The Xbox One
1). A bigger, more diverse catalogue of quality exclusives
If Metacritic is anything to go by, the Xbox One has the worst catalogue of exclusives of any modern day console. They’re not exactly prolific either with releases often squeezed into the busy Q4 window leaving the first party slate sparse for months at a time. This doesn’t look like it’s going to improve in 2018 either with only a handful of exclusive titles – State of Decay 2, Crackdown 3 and Sea of Thieves – confirmed to release in the next 10 months after the high profile cancellations of Scalebound and Fable: Legends. A game console without system defining exclusives is like a car without wheels and rumour has it that Microsoft are looking to solve this problem by snapping up other publishers and studios to add to their current stable. Personally, I’d much prefer if Microsoft started to take some risks and got outside of their Sci-fi shooter/gorgeous racing game comfort zone and really committed to diversifying their portfolio. No more half-arsed Super Lucky’s Tale, more genre defying Cuphead please.
2). A more user friendly UI
The Xbox One is now on its umpteen dashboard redesign and Microsoft still can’t seem to get it right and it’s driving potential customers away. The current UI is certainly better than the atrocious Tiles system the console launched with but there still seems to be a concerted effort to make the experience of navigating menus an onerous one. There’s a lack of intuition to almost every menu option with integral icons too small and unnecessary adverts too large, sections of the screen in incomprehensibly awkward locations and the almost continual change means that by the time you’ve learned how to use it, Microsoft have amended it again. It almost makes me wish for the awful Xbox 360 Blades system again. As UI interfaces go, the Xbox One’s is a mess which is a surprise coming from a company that practically invented modern UI’s.
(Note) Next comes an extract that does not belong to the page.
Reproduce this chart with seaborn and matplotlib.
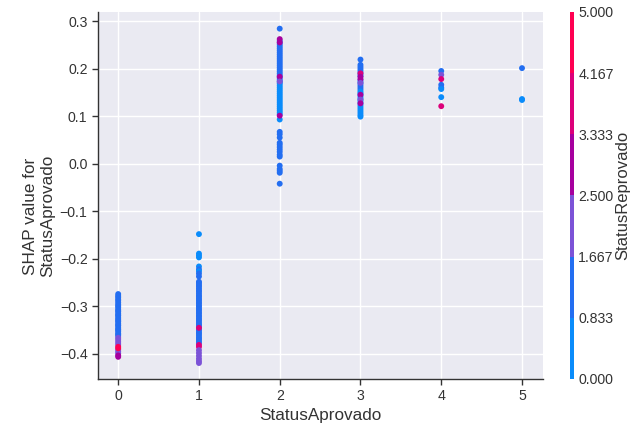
import numpy as np
import pandas as pd
import matplotlib
matplotlib.use("Agg")
import matplotlib.pyplot as plt
import seaborn as sns
from matplotlib.colors import ListedColormap, BoundaryNorm
from matplotlib.cm import ScalarMappable

# ---- data ----
# StatusAprovado = 0
shap_0 = [-0.274, -0.278, -0.281, -0.285, -0.288, -0.292, -0.296, -0.299, -0.302, -0.306,
          -0.309, -0.311, -0.315, -0.318, -0.320, -0.324, -0.327, -0.330, -0.332, -0.336,
          -0.339, -0.341, -0.345, -0.348, -0.350, -0.353, -0.357, -0.359, -0.362,
          -0.366, -0.369, -0.373, -0.377, -0.381, -0.391, -0.395, -0.399,
          -0.385, -0.388, -0.403, -0.406]
rep_0 = [1] * 29 + [2] * 8 + [5, 5, 3, 3]

# StatusAprovado = 1
shap_1 = [-0.148, -0.189, -0.193, -0.197, -0.216, -0.222, -0.226, -0.231, -0.237,
          -0.248, -0.251, -0.255, -0.258, -0.262, -0.266, -0.269, -0.273, -0.277, -0.280,
          -0.284, -0.287, -0.291, -0.294, -0.298, -0.301, -0.305, -0.308, -0.312, -0.315,
          -0.319, -0.322, -0.326, -0.329, -0.333, -0.337, -0.340, -0.344, -0.348, -0.351,
          -0.355, -0.358, -0.362, -0.366, -0.369, -0.373, -0.377,
          -0.345, -0.381, -0.385, -0.392, -0.398, -0.404, -0.410, -0.415, -0.419]
rep_1 = [0, 0, 0, 0, 0, 1, 0, 1, 1] + [1] * 37 + [4, 4, 4, 2, 2, 2, 2, 2, 2]

# StatusAprovado = 2
shap_2 = [0.284, 0.258, 0.254, 0.250, 0.246, 0.242, 0.238, 0.234, 0.230, 0.226,
          0.222, 0.218, 0.214, 0.210, 0.206, 0.202, 0.198, 0.194, 0.190, 0.186,
          0.182, 0.178, 0.174, 0.171,
          0.168, 0.164, 0.160, 0.156, 0.152, 0.148, 0.144, 0.140, 0.136, 0.132,
          0.128, 0.124, 0.120, 0.116, 0.112, 0.108, 0.104, 0.093,
          0.067, 0.062, 0.055, 0.044, 0.040, 0.035, 0.030, 0.025, 0.019, 0.015,
          -0.004, -0.011, -0.015, -0.019, -0.042,
          0.262, 0.255, 0.183, 0.173, 0.101]
rep_2 = [1] * 24 + [0] * 18 + [1] * 15 + [3, 3, 3, 2, 3]

# StatusAprovado = 3
shap_3 = [0.219, 0.208, 0.204, 0.200, 0.196, 0.192, 0.188, 0.184, 0.176, 0.172,
          0.168, 0.164, 0.160, 0.156,
          0.152, 0.149, 0.146, 0.142, 0.138, 0.134, 0.130, 0.126, 0.122, 0.118,
          0.114, 0.110, 0.106, 0.102, 0.099,
          0.190, 0.183, 0.178, 0.170, 0.145, 0.135, 0.127]
rep_3 = [1] * 14 + [0] * 15 + [4, 3, 3, 2, 3, 2, 3]

# StatusAprovado = 4
shap_4 = [0.195, 0.187, 0.178, 0.166, 0.160, 0.157, 0.140, 0.121]
rep_4 = [1, 2, 4, 1, 1, 0, 0, 4]

# StatusAprovado = 5
shap_5 = [0.201, 0.136, 0.134]
rep_5 = [1, 0, 0]

feature_values = [0, 1, 2, 3, 4, 5]
level_colors = ["#0a8cfb", "#236ef1", "#7c53d7", "#a6009e", "#dc007a", "#ff0052"]
cbar_ticks = [0.0, 0.833, 1.667, 2.5, 3.333, 4.167, 5.0]

# ---- build long table ----
groups = [(0, shap_0, rep_0), (1, shap_1, rep_1), (2, shap_2, rep_2),
          (3, shap_3, rep_3), (4, shap_4, rep_4), (5, shap_5, rep_5)]
rows = []
for fv, ys, cs in groups:
    for y, c in zip(ys, cs):
        rows.append((fv, y, c))
df = pd.DataFrame(rows, columns=["StatusAprovado", "shap", "StatusReprovado"])

# ---- style ----
sns.set_style("darkgrid", {
    "axes.facecolor": "#eaeaf2",
    "grid.color": "white",
    "xtick.bottom": True,
    "ytick.left": True,
})
plt.rcParams["font.family"] = ["Liberation Sans", "DejaVu Sans"]

LABEL_FS = 12.3
TICK_FS = 10.2

fig = plt.figure(figsize=(6.34, 4.30), dpi=100)
ax = fig.add_axes([98 / 634, 51 / 430, 445 / 634, 367 / 430])

palette = {i: level_colors[i] for i in range(6)}
sns.scatterplot(data=df, x="StatusAprovado", y="shap", hue="StatusReprovado",
                palette=palette, s=18, linewidth=0, alpha=1, legend=False, ax=ax)

ax.set_xticks(feature_values)
ax.set_xlim(-0.25, 5.26)
ax.set_ylim(-0.4526, 0.319)
ax.set_yticks([-0.4, -0.3, -0.2, -0.1, 0.0, 0.1, 0.2, 0.3])
ax.set_xlabel("StatusAprovado", fontsize=LABEL_FS, color="#333333", labelpad=3)
ax.set_ylabel("SHAP value for\nStatusAprovado", fontsize=LABEL_FS, color="#333333",
              labelpad=3)
ax.yaxis.label.set_y(0.444)
ax.tick_params(axis="both", labelsize=TICK_FS, colors="#333333", length=4.5, width=1,
               direction="out", pad=3)
for side in ["top", "right"]:
    ax.spines[side].set_visible(False)
for side in ["left", "bottom"]:
    ax.spines[side].set_visible(True)
    ax.spines[side].set_color("#333333")
    ax.spines[side].set_linewidth(1.0)
ax.grid(True, color="white", linewidth=1.0)

# ---- colorbar ----
cmap = ListedColormap(level_colors)
bounds = np.linspace(0, 5, 7)
norm = BoundaryNorm(bounds, cmap.N)
cax = fig.add_axes([570 / 634, 51 / 430, 4 / 634, 367 / 430])
sm = ScalarMappable(norm=norm, cmap=cmap)
cb = fig.colorbar(sm, cax=cax, ticks=bounds)
cb.set_ticklabels(["%.3f" % t for t in cbar_ticks])
cb.outline.set_visible(False)
cb.ax.tick_params(length=0, labelsize=TICK_FS, colors="#333333", pad=3)
cb.set_label("StatusReprovado", fontsize=12, color="#333333", labelpad=1)

fig.savefig("out.png", dpi=100)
3). An easier media sharing method
Somewhat tied to the atrocious UI of the Xbox One is the method of sharing your proudest gaming moments on social media. On both the Switch and PS4, you can go from a 10 kill streak to bragging about a 10 kill streak on Twitter and Facebook in only 3 clicks and less than 10 seconds of your life. The process of sharing a video on Twitter from an Xbox One involves far more of your time and is unnecessarily convoluted. This is probably why both the Switch and PS4 have so much free viral advertising on social media apps, such as the #PS4share hash, when compared to the Xbox One. In fact, it’s not uncommon to see more mobile phone snaps of a TV showing an Xbox game than direct screenshots shared from the Xbox itself which speaks for itself really.
4). Slow Disk Uploads and Even Slower Downloads
One issue that still plagues the Xbox One is the slow disk install times. When you put in a disk, the game installs a hefty chunk of itself on the console itself. The various issues of this process failing aside, this process takes far too long when compared to the PS4. It takes on average twice as long from putting the disk into the console to booting up the game when connected to the internet and if the game requires a patch, it could take even longer once it’s hooked back up. That takes us onto the other issue – while Xbox Live is most definitely the most reliable online gaming network available right now, it’s not always the fastest. The network goes through periods when small patches can take hours to download and if Microsoft could increase the consistency of download speeds, it’d vastly decrease the time people need to wait to play their games.
5). A controller with an inbuilt battery
Why, in the year 2018, when there are a myriad of flashy and impressive Xbox One controllers, are we still having to put rechargeable batteries into the pads? Microsoft have previously justified their decision to exclude an internal battery pack by stating “internal batteries eventually run out” but on the other hand, they’re willing to charge £15-20 for a Plug and Charge kit on top of the price of a controller and designed the Elite pad to exclude the use of third party battery packs. The original argument holds little weight too in light of the fact that the battery packs included with release day PS4’s are still going strong today. It’s more likely a controller will get rage thrown before the battery pack dies. Moving forward, Microsoft’s next Elite design should rethink this archaic reasoning.